THE DISCIPLINE OF JOY
Living with joy should be a discipline we seek to employ in our everyday lives, just as is praying and meditating on Scripture. God has enabled us, through Christ, to live this way. In Nehemiah 8:10 the prophet says the joy of the Lord is our strength.
In his book, The Life You’ve Always Wanted, John Ortberg describes the need to pursue joy through practicing celebration. Just as meditating on scripture or fasting produce a better relationship with God, celebrating while reflecting on how God has blessed us will also transform our lives. The joy created out of celebration will not grow by chance. It will be choked out by the weeds of busyness if we don’t take deliberate action to make it grow.

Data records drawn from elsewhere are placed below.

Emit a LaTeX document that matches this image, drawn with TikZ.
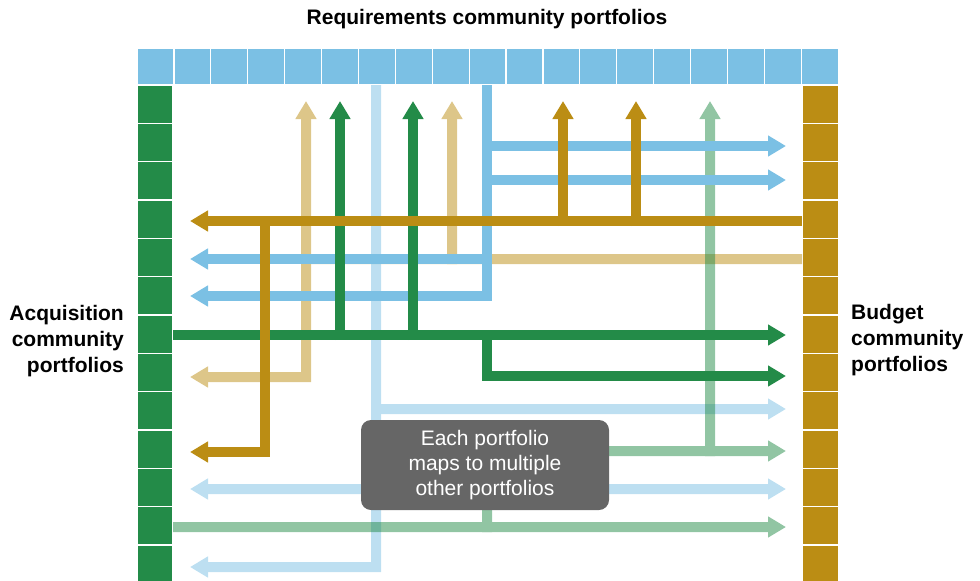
\documentclass[tikz,border=0pt]{standalone}
\usepackage{fontspec}
\setmainfont{Liberation Sans}
\usetikzlibrary{arrows.meta,positioning}

\definecolor{reqblue}{RGB}{123,192,228}
\definecolor{acqgreen}{RGB}{35,139,72}
\definecolor{budgold}{RGB}{187,141,20}
\definecolor{notegray}{RGB}{102,102,102}

\begin{document}
\begin{tikzpicture}
  [x=1pt,y=-1pt,
   cell/.style={draw=white,line width=1.2pt},
   link/.style={line width=10pt},
   flow/.style={link,-{Triangle[width=20pt,length=18pt]}},
   twoway flow/.style={link,{Triangle[width=20pt,length=18pt]}-{Triangle[width=20pt,length=18pt]}},
   faint/.style={transparency group,opacity=0.5},
   side label/.style={inner sep=0pt,font=\bfseries\fontsize{21}{26}\selectfont},
   note box/.style={fill=notegray,rounded corners=10pt,text=white,align=center,
     minimum width=248pt,minimum height=90pt,font=\fontsize{21}{25}\selectfont}]
  \useasboundingbox (0,0) rectangle (980,581);
  \clip (0,0) rectangle (980,581);

  % portfolio bars
  \foreach \i in {0,...,18}
    \path[fill=reqblue,cell] ({137+\i*36.9},48) rectangle +(36.9,37);
  \foreach \j in {0,...,12} {
    \path[fill=acqgreen,cell] (137,{85+\j*38.33}) rectangle +(36,38.33);
    \path[fill=budgold,cell] (802.5,{85+\j*38.33}) rectangle +(36,38.33);
  }

  % faint mappings
  \begin{scope}[faint]
    \draw[budgold,link] (802,259) -- (301,259);
    \draw[budgold,flow] (452,264) -- (452,101);
    \draw[budgold,twoway flow] (190,377) -| (306,101);
  \end{scope}
  \begin{scope}[faint]
    \draw[reqblue,flow] (376,85) |- (190,567);
    \draw[reqblue,flow] (371,409) -- (786,409);
    \draw[reqblue,twoway flow] (190,489) -- (786,489);
  \end{scope}
  \begin{scope}[faint]
    \draw[acqgreen,flow] (173,527) -- (786,527);
    \draw[acqgreen,flow] (487,532) |- (786,451);
    \draw[acqgreen,flow] (710,456) -- (710,101);
  \end{scope}

  % requirements mappings
  \draw[reqblue,flow] (487,85) |- (190,296);
  \draw[reqblue,flow] (487,259) -- (190,259);
  \draw[reqblue,flow] (482,146) -- (786,146);
  \draw[reqblue,flow] (482,180) -- (786,180);

  % acquisition mappings
  \draw[acqgreen,flow] (173,335) -- (786,335);
  \draw[acqgreen,flow] (340,340) -- (340,101);
  \draw[acqgreen,flow] (413,340) -- (413,101);
  \draw[acqgreen,flow] (487,330) |- (786,376);

  % budget mappings
  \draw[budgold,flow] (802,221) -- (190,221);
  \draw[budgold,flow] (265,216) |- (190,452);
  \draw[budgold,flow] (563,226) -- (563,101);
  \draw[budgold,flow] (636,226) -- (636,101);

  % labels
  \node[side label] (req) at (487,19) {Requirements community portfolios};
  \node[side label,align=right,anchor=east] (acq) at (124,341) {Acquisition\\community\\portfolios};
  \node[side label,align=left,anchor=west] (bud) at (851,340) {Budget\\community\\portfolios};
  \node[note box] (note) at (485,465) {Each portfolio\\maps to multiple\\other portfolios};
\end{tikzpicture}
\end{document}
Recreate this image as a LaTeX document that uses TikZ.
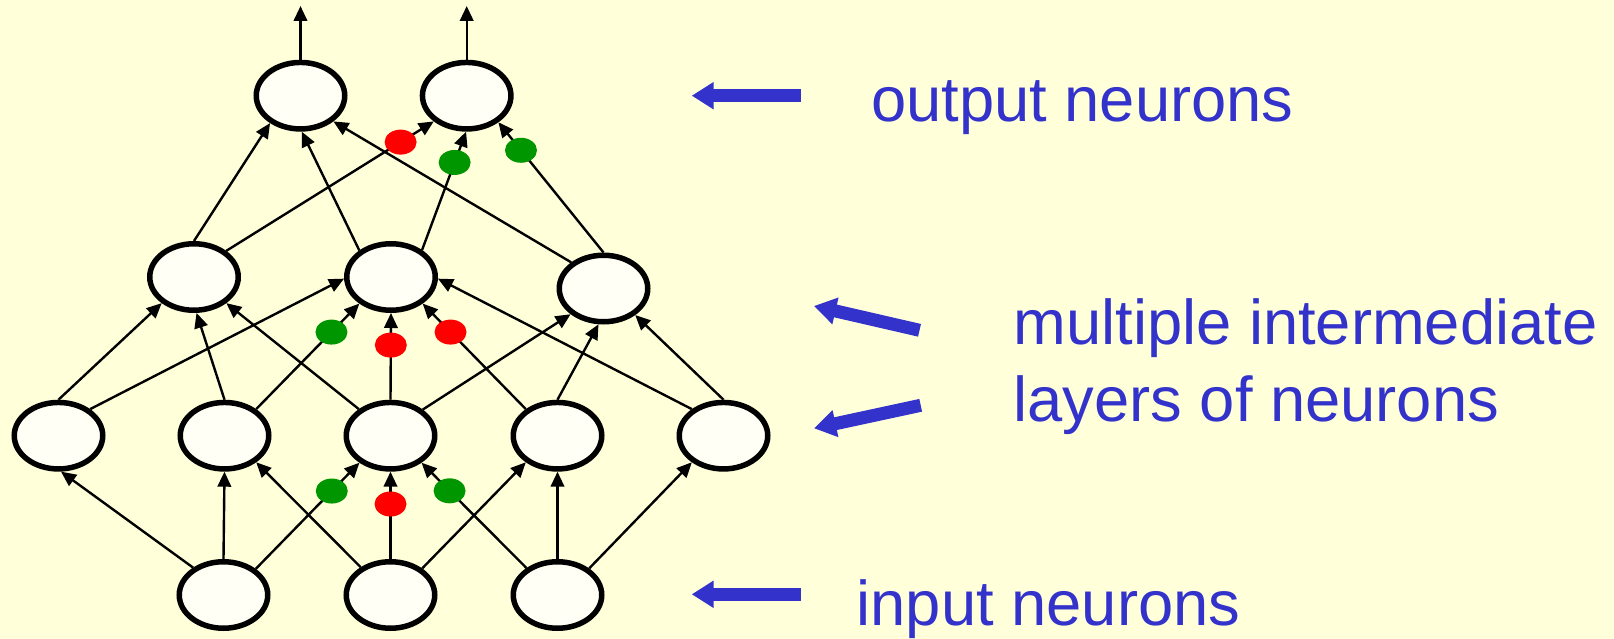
\documentclass[tikz,border=0pt]{standalone}
\usepackage{fontspec}
\setmainfont{Liberation Sans}
\usetikzlibrary{shapes.geometric,arrows.meta}
\definecolor{paperYellow}{RGB}{255,255,217}
\definecolor{neuronWhite}{RGB}{255,255,245}
\definecolor{labelBlue}{RGB}{51,51,204}
\definecolor{weightRed}{RGB}{255,0,0}
\definecolor{weightGreen}{RGB}{0,150,0}
\begin{document}
\begin{tikzpicture}
[x=1pt,y=-1pt,
  neuronDecorate/.style={shape=ellipse,draw,line width=5.5pt,fill=neuronWhite,
    minimum width=88.5pt,minimum height=66.5pt,inner sep=0pt},%
  lineDecorate/.style={line width=2.4pt,-{Triangle[length=15pt,width=13.5pt]}},%
  redDot/.style={shape=ellipse,fill=weightRed,minimum width=32pt,minimum height=25pt,inner sep=0pt},%
  greenDot/.style={redDot,fill=weightGreen},%
  pointerDecorate/.style={draw=labelBlue,line width=13pt,-{Triangle[length=22pt,width=26pt]}},%
  labelDecorate/.style={text=labelBlue,inner sep=0pt,font=\fontsize{63.3}{77}\selectfont}]
\useasboundingbox (0,0) rectangle (1614,639);
\fill[paperYellow] (0,0) rectangle (1614,639);
%% nodes or vertices
\foreach \nodename/\x/\y in {
  o1/300.5/95.7, o2/466.7/95.7,
  h1/194/277, h2/391/277, h3/603.5/288.5,
  b1/58.5/435.7, b2/224.5/435.7, b3/390.5/435.7, b4/557.5/435.7, b5/723.5/435.7,
  i1/223.5/595, i2/390.5/595, i3/557.5/595}
{
  \node (\nodename) at (\x,\y) [neuronDecorate] {};
}
\coordinate (o1top) at (300.5,6);
\coordinate (o2top) at (466.7,6);
%% edges or lines
\path
\foreach \startnode/\sa/\endnode/\ea in {
  o1/90/o1top/0, o2/90/o2top/0,
  h1/90/o1/222, h2/140/o1/272, h3/141/o1/322,
  b1/90/h1/219, b2/90/h1/274, b3/140/h1/321, b1/40/h2/182, b5/140/h2/358,
  b3/39/h3/218, b4/90/h3/262, b5/90/h3/320,
  i1/138/b1/274, i1/90/b2/270, i2/137/b2/320, i2/40/b4/220, i3/90/b4/270, i3/40/b5/220}
{
  (\startnode.\sa) edge[lineDecorate] (\endnode.\ea)
};
%% weighted edges
\path
\foreach \startnode/\sa/\endnode/\ea/\dotstyle/\p in {
  h1/39/o2/218/redDot/0.84, h2/41/o2/269/greenDot/0.74, h3/90/o2/320/greenDot/0.785,
  b2/40/h2/220/greenDot/0.73, b3/90/h2/270/redDot/0.63, b4/140/h2/320/redDot/0.73,
  i1/39/b3/221/greenDot/0.733, i2/90/b3/270/redDot/0.63, i3/139/b3/319/greenDot/0.733}
{
  (\startnode.\sa) edge[lineDecorate] node[\dotstyle,pos=\p] {} (\endnode.\ea)
};
%% labels
\node (outLabel) at (871,121.7) [labelDecorate,anchor=base west] {output neurons};
\node (midLabel) at (1013.3,421) [labelDecorate,anchor=base west,align=left]
  {multiple intermediate\\layers of neurons};
\node (inLabel) at (856.5,625) [labelDecorate,anchor=base west] {input neurons};
%% pointers
\coordinate (outTail) at (800.7,95.7);   \coordinate (outTip) at (691.7,95.7);
\coordinate (midTailA) at (919.5,330.3); \coordinate (midTipA) at (814,306);
\coordinate (midTailB) at (920.7,405.3); \coordinate (midTipB) at (814,428.3);
\coordinate (inTail) at (800.7,594.3);   \coordinate (inTip) at (691.7,594.3);
\foreach \a/\b in {outTail/outTip, midTailA/midTipA, midTailB/midTipB, inTail/inTip}
  \draw[pointerDecorate] (\a) -- (\b);
\end{tikzpicture}
\end{document}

Psalm 118:24 says this is the day that the Lord has made; let us rejoice and be glad in it. This day (every day) is God’s day. It is the day God made, a day that Christ’s death has redeemed. If we are going to know joy, it must be this day – today.
We are all attracted to someone that is a joy-carrier. They breathe life in those around them. You know who they are because it is the people you enjoy being around more than others. Similarly, we should avoid regularly being around those that reject joy. They will suck the joy right out of us.
In today’s society, depression has replaced anxiety as the common cold of emotional life. Suicide has skyrocketed as a cause of death, particularly among young people. A disciplined, joyful life can overcome the most tragic circumstances handed out by this world.
My encouragement to you today is that you will deliberately try to celebrate more this next week with your family and with God. It’s easy to overlook the grace God manifests every day of our lives. We tend to take the good things for granted and look for the bad things. Make it your mission for the rest of today to look for the good things, no matter how small they might be. This could start a new disciplined habit of constantly looking for joy.